As a thought experiment, Kahneman suggests we imagine we are planning a two week vacation. At the end of that vacation we know that all photographs and reminders of the vacation will be destroyed. A drug will be given that erases our memory. Would we still choose the same vacation? Most of us would not. Scientific research shows there is very little correlation between the happiness experienced by the two selves.

 

We often deny ourselves pleasurable experiences (or endure difficult experiences) in the present in an effort to shape ourselves in ways that brings happiness to the remembering-self. Conversely, our experiencing-self may find great happiness in the moment but our remembering-self may evaluate the event as foolish regarding the remembering-self’s narrative.

 

Kahneman’s basic point is that, as we make choices, “We don’t choose between experiences. We choose between memories of experiences. … We don’t think about our future as events but rather as anticipated memories.”

 

What does this mean for how wealth impacts our lives? Kahneman says that happiness for the experiencing-self increases with income up to about $60,000 (for Americans.) Beyond that, there is no correlation. “Money does not by you experiential happiness but lack of money certainly buys you misery.” However, there is a continuous correlation between happiness and income for the remembering-self. Income relates to how happy we feel about our lives.

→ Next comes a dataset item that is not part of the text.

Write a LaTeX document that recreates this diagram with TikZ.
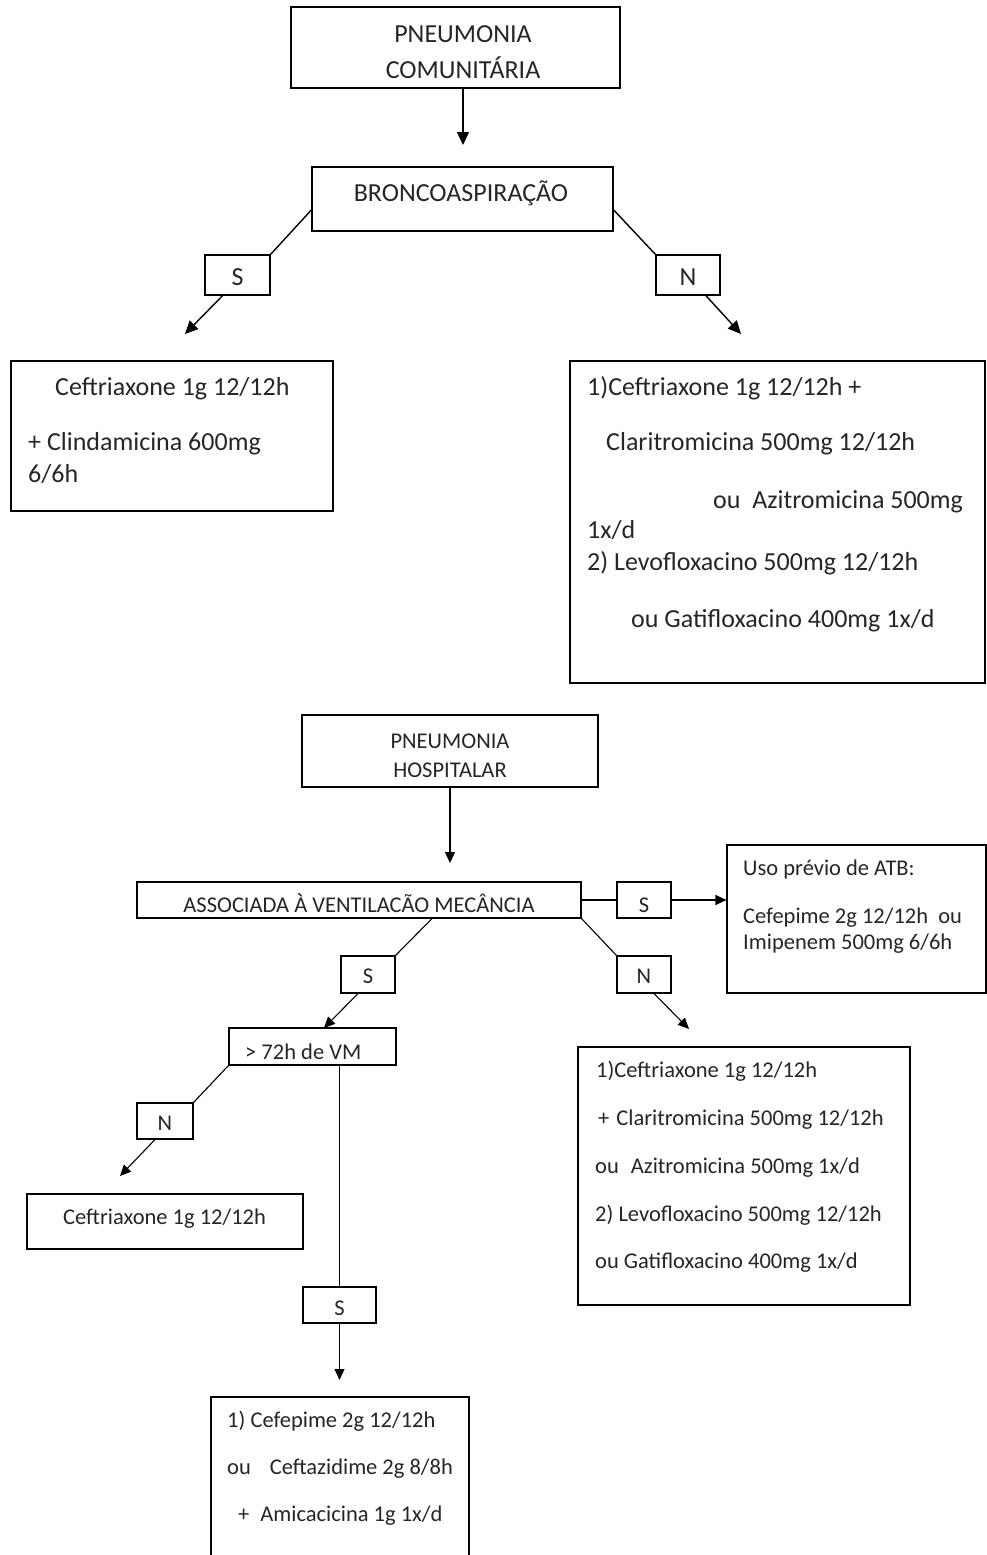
\documentclass[tikz,border=0pt]{standalone}
\usepackage{fontspec}
\setmainfont{Carlito}
\usetikzlibrary{arrows.meta}
\begin{document}
\begin{tikzpicture}[x=1pt,y=-1pt,
  boxA/.style={draw=black, line width=1.4pt, inner sep=0pt, rectangle},
  boxB/.style={draw=black, line width=1.1pt, inner sep=0pt, rectangle},
  lnA/.style={draw=black, line width=1.4pt},
  lnB/.style={draw=black, line width=1.1pt},
  arrA/.style={lnA, -{Triangle[length=13pt,width=12pt]}},
  arrB/.style={lnB, -{Triangle[length=11pt,width=10pt]}},
  txA/.style={inner sep=0pt, text=black!85, font=\fontsize{26}{30}\selectfont},
  txB/.style={inner sep=0pt, text=black!85, font=\fontsize{22.5}{26}\selectfont}]
\useasboundingbox (0,0) rectangle (987,1555);
\fill[white] (0,0) rectangle (987,1555);

% ---------- upper flowchart ----------
\node[boxA, minimum width=329, minimum height=81] (pc) at (455.5,47.5) {};
\node[txA, anchor=base] (pc1) at (463,43) {PNEUMONIA};
\node[txA, anchor=base] (pc2) at (463,78) {COMUNITÁRIA};

\node[boxA, minimum width=301, minimum height=64] (bronco) at (462.5,199) {};
\node[txA, anchor=base] (broncot) at (461,201) {BRONCOASPIRAÇÃO};

\node[boxA, minimum width=65, minimum height=40] (sA) at (237.5,275) {};
\node[txA, anchor=base] (sAt) at (237.5,285) {S};
\node[boxA, minimum width=64, minimum height=40] (nA) at (688,275) {};
\node[txA, anchor=base] (nAt) at (688,285) {N};

\node[boxA, minimum width=322, minimum height=150] (leftbox) at (172,436) {};
\node[txA, anchor=base west] (l1) at (55,395) {Ceftriaxone 1g 12/12h};
\node[txA, anchor=base west] (l2) at (28,450) {+ Clindamicina 600mg};
\node[txA, anchor=base west] (l3) at (28,482) {6/6h};

\node[boxA, minimum width=415, minimum height=322] (rightbox) at (777.5,522) {};
\node[txA, anchor=base west] (r1) at (587,395) {1)Ceftriaxone 1g 12/12h +};
\node[txA, anchor=base west] (r2) at (606,450) {Claritromicina 500mg 12/12h};
\node[txA, anchor=base west] (r3) at (713,508) {ou\ \ Azitromicina 500mg};
\node[txA, anchor=base west] (r4) at (587,538) {1x/d};
\node[txA, anchor=base west] (r5) at (587,570) {2) Levofloxacino 500mg 12/12h};
\node[txA, anchor=base west] (r6) at (631,627) {ou Gatifloxacino 400mg 1x/d};

\coordinate (tipA) at (463,145);
\draw[arrA] (pc.south -| tipA) -- (tipA);
\draw[lnA] ([yshift=-11pt]bronco.west) -- (sA.north east);
\draw[lnA] ([yshift=-11pt]bronco.east) -- (nA.north west);
\coordinate (tipS) at (185,334);
\coordinate (tipN) at (741,334);
\draw[arrA] ([xshift=-15pt]sA.south) -- (tipS);
\draw[arrA] ([xshift=18pt]nA.south) -- (tipN);

% ---------- lower flowchart ----------
\node[boxB, minimum width=296, minimum height=72] (ph) at (450,751) {};
\node[txB, anchor=base] (ph1) at (450,748) {PNEUMONIA};
\node[txB, anchor=base] (ph2) at (450,777) {HOSPITALAR};

\node[boxB, minimum width=444, minimum height=36] (assoc) at (359,900) {};
\node[txB, anchor=base] (assoct) at (359,912) {ASSOCIADA À VENTILACÃO MECÂNCIA};

\node[boxB, minimum width=54, minimum height=36] (s2) at (644,900) {};
\node[txB, anchor=base] (s2t) at (644,912) {S};

\node[boxB, minimum width=259, minimum height=148] (uso) at (856.5,919) {};
\node[txB, anchor=base west] (u1) at (743,875) {Uso prévio de ATB:};
\node[txB, anchor=base west] (u2) at (743,923) {Cefepime 2g 12/12h\ \ ou};
\node[txB, anchor=base west] (u3) at (743,949) {Imipenem 500mg 6/6h};

\node[boxB, minimum width=54, minimum height=37] (s3) at (368,974.5) {};
\node[txB, anchor=base] (s3t) at (368,983) {S};
\node[boxB, minimum width=54, minimum height=37] (n3) at (644,974.5) {};
\node[txB, anchor=base] (n3t) at (644,983) {N};

\node[boxB, minimum width=167, minimum height=37] (vm) at (312.5,1046.5) {};
\node[txB, anchor=base west] (vmt) at (245,1059) {> 72h de VM};

\node[boxB, minimum width=56, minimum height=36] (n4) at (165,1121) {};
\node[txB, anchor=base] (n4t) at (165,1130) {N};

\node[boxB, minimum width=276, minimum height=55] (cef) at (165,1221.5) {};
\node[txB, anchor=base west] (ceft) at (63,1224) {Ceftriaxone 1g 12/12h};

\node[boxB, minimum width=73, minimum height=36] (s5) at (339.5,1305) {};
\node[txB, anchor=base] (s5t) at (339.5,1315) {S};

\node[boxB, minimum width=258, minimum height=210] (bot) at (340,1502) {};
\node[txB, anchor=base west] (b1) at (227,1427) {1) Cefepime 2g 12/12h};
\node[txB, anchor=base west] (b2) at (227,1474) {ou\hspace{19pt}Ceftazidime 2g 8/8h};
\node[txB, anchor=base west] (b3) at (238,1521) {+\hspace{11pt}Amicacicina 1g 1x/d};

\node[boxB, minimum width=332, minimum height=258] (rb) at (744,1176) {};
\node[txB, anchor=base west] (rb1) at (596,1077) {1)Ceftriaxone 1g 12/12h};
\node[txB, anchor=base west] (rb2) at (598,1125) {+\hspace{7pt}Claritromicina 500mg 12/12h};
\node[txB, anchor=base west] (rb3) at (595,1173) {ou\hspace{12pt}Azitromicina 500mg 1x/d};
\node[txB, anchor=base west] (rb4) at (595,1221) {2) Levofloxacino 500mg 12/12h};
\node[txB, anchor=base west] (rb5) at (595,1268) {ou Gatifloxacino 400mg 1x/d};

% connectors
\coordinate (tipPH) at (450,863);
\draw[arrB] (ph.south -| tipPH) -- (tipPH);
\draw[lnB] (assoc.east) -- (s2.west);
\draw[arrB] (s2.east) -- (s2.east -| uso.west);
\draw[lnB] ([xshift=73pt]assoc.south) -- (s3.north east);
\draw[lnB] (assoc.south east) -- (n3.north west);
\coordinate (tipS3) at (324,1028);
\draw[arrB] ([xshift=-10pt]s3.south) -- (tipS3);
\coordinate (tipN3) at (689,1029);
\draw[arrB] ([xshift=10pt]n3.south) -- (tipN3);
\draw[lnB] (vm.south west) -- (n4.north east);
\coordinate (tipN4) at (120,1176);
\draw[arrB] ([xshift=-10pt]n4.south) -- (tipN4);
\draw[lnB] (s5.north |- vm.south) -- (s5.north);
\coordinate (tipS5) at (339.5,1380);
\draw[arrB] (s5.south) -- (tipS5);
\end{tikzpicture}
\end{document}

However, the most important factor in happiness appears to be spending time with people your like.

 

If we reflect carefully, we see that answers to the generic question, “Are you happy?” may not be useful in determining well-being. It is possible people to adapt and be happy in the midst of injustice when in fact they should be unhappy and seeking change. Unhappiness is often a prime motivator for innovation and change. But it is also possible that some people are unhappy because despite having material abundance their personal narrative is warped and unfulfilled.

 

What I find particularly intriguing is Kahneman’s idea of the remembering-self and narrative. His unstated implication is that if you change the story the remembering-self develops, then you change what makes the remembering-self happy. And if you change what makes the remembering-self happy, then you change the economic decisions the remembering-self is so influential in guiding.

 

What implications might Kahneman’s work have for us as we reflect on Christian formation, economic decision making, and witnessing to the Kingdom of God?